About the author: C. Harold Hurley is a professor English at Roberts Wesleyan College in Rochester, NY. The author of numerous publications, Dr. Hurley is best known for his work on Milton and Hemingway. His first book, Hemingway’s Debt to Baseball in The Old Man and the Sea: A Collection of Critical Readings, was published by Mellen in 1992. He received his PhD in English from The University of Toledo, Toledo, Ohio.

Hemingway's Debt to Baseball in The Old Man and The Sea
1992 0-7734-9546-0
Ernest Hemingway's lifelong fascination with baseball finds its ultimate expression in The Old Man and the Sea. This work brings together many of the commentaries that contributed individually and collectively to our understanding of baseball's role in the fiction. They exhibit the extent of Hemingway's familiarity with the sport and its participants; provide needed historical annotation on players and managers; explore the complexities of Santiago's relationship to Joe DiMaggio; identify for the first time the actual games and events underlying the fictional account; and enable interested readers to determine for themselves the aptness of baseball to Hemingway's theme of courage and determination. The writers whose work appears here agree that Hemingway, acclaimed as both athlete and artist, frequently sought to transform the evanescence of sport into the permanence of art.

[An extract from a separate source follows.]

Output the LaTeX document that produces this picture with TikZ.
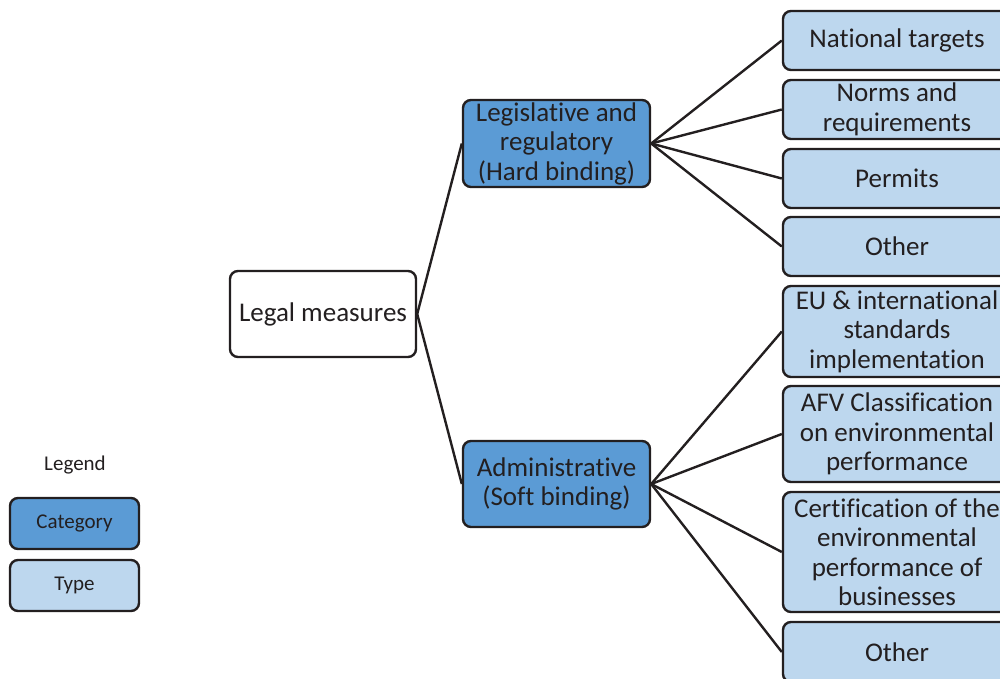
\documentclass[tikz,border=0pt]{standalone}
\usepackage{fontspec}
\setmainfont[RawFeature=-liga]{Carlito}
\definecolor{catblue}{HTML}{5B9BD5}
\definecolor{typeblue}{HTML}{BDD7EE}
\definecolor{edgegray}{HTML}{231F20}
\begin{document}
\begin{tikzpicture}[x=1pt,y=-1pt,
  box/.style={draw=edgegray, line width=2.4pt, rounded corners=8pt, align=center,
    font=\fontsize{27}{29.5}\selectfont, text=edgegray, inner sep=0pt},
  cat/.style={box, fill=catblue},
  typ/.style={box, fill=typeblue, minimum width=228, minimum height=59},
  root/.style={box, fill=white},
  conn/.style={draw=edgegray, line width=2.4pt},
  legcat/.style={box, fill=catblue, minimum width=129, minimum height=51, font=\fontsize{21}{24}\selectfont},
  legtyp/.style={box, fill=typeblue, minimum width=129, minimum height=51, font=\fontsize{21}{24}\selectfont}]
\useasboundingbox (0,0) rectangle (1000,679);
\node[root, minimum width=186, minimum height=86] (root) at (323,314) {Legal measures};
\node[cat, minimum width=187, minimum height=87] (leg) at (556.5,143.5) {Legislative and\\regulatory\\(Hard binding)};
\node[cat, minimum width=187, minimum height=86] (adm) at (556.5,484) {Administrative\\(Soft binding)};
\node[typ] (t1) at (897,40.5) {National targets};
\node[typ] (t2) at (897,109.5) {Norms and\\requirements};
\node[typ] (t3) at (897,178.5) {Permits};
\node[typ] (t4) at (897,246.5) {Other};
\node[typ, minimum height=91] (t5) at (897,331.5) {EU \& international\\standards\\implementation};
\node[typ, minimum height=96] (t6) at (897,434) {AFV Classification\\on environmental\\performance};
\node[typ, minimum height=120] (t7) at (897,552) {Certification of the\\environmental\\performance of\\businesses};
\node[typ, minimum height=60] (t8) at (897,652) {Other};
\draw[conn] (root.east) -- (leg.west);
\draw[conn] (root.east) -- (adm.west);
\foreach \t in {t1,t2,t3,t4} \draw[conn] (leg.east) -- (\t.west);
\foreach \t in {t5,t6,t7,t8} \draw[conn] (adm.east) -- (\t.west);
\node[font=\fontsize{21}{24}\selectfont, text=edgegray] (legend) at (75,465) {Legend};
\node[legcat] (lc) at (74.5,523.5) {Category};
\node[legtyp] (lt) at (74.5,585.5) {Type};
\end{tikzpicture}
\end{document}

Milton’s on the Morning of Christ’s Nativity and the Tradition of English Poetry on This Theme
2008 0-7734-5141-2
This anthology of verse contains over sixty poems related to the birth of Christ by more than thirty poets from the sixteenth and seventeenth centuries in England. The tome offers a unique range of work by luminaries, including John Donne and Ben Jonson, to lesser known figures such as William Alabaster and George Wither.

Sources and Traditions of Milton’s “L’allegro” and “Il Pensoroso”
1999 0-7734-7913-9
This study not only enables a modern audience to assess more fully the nature of Milton’s creativity but also to experience more clearly the companion poems as Milton’s contemporary readers – unencumbered by several centuries of scholarly commentary and accretion – might have experienced them.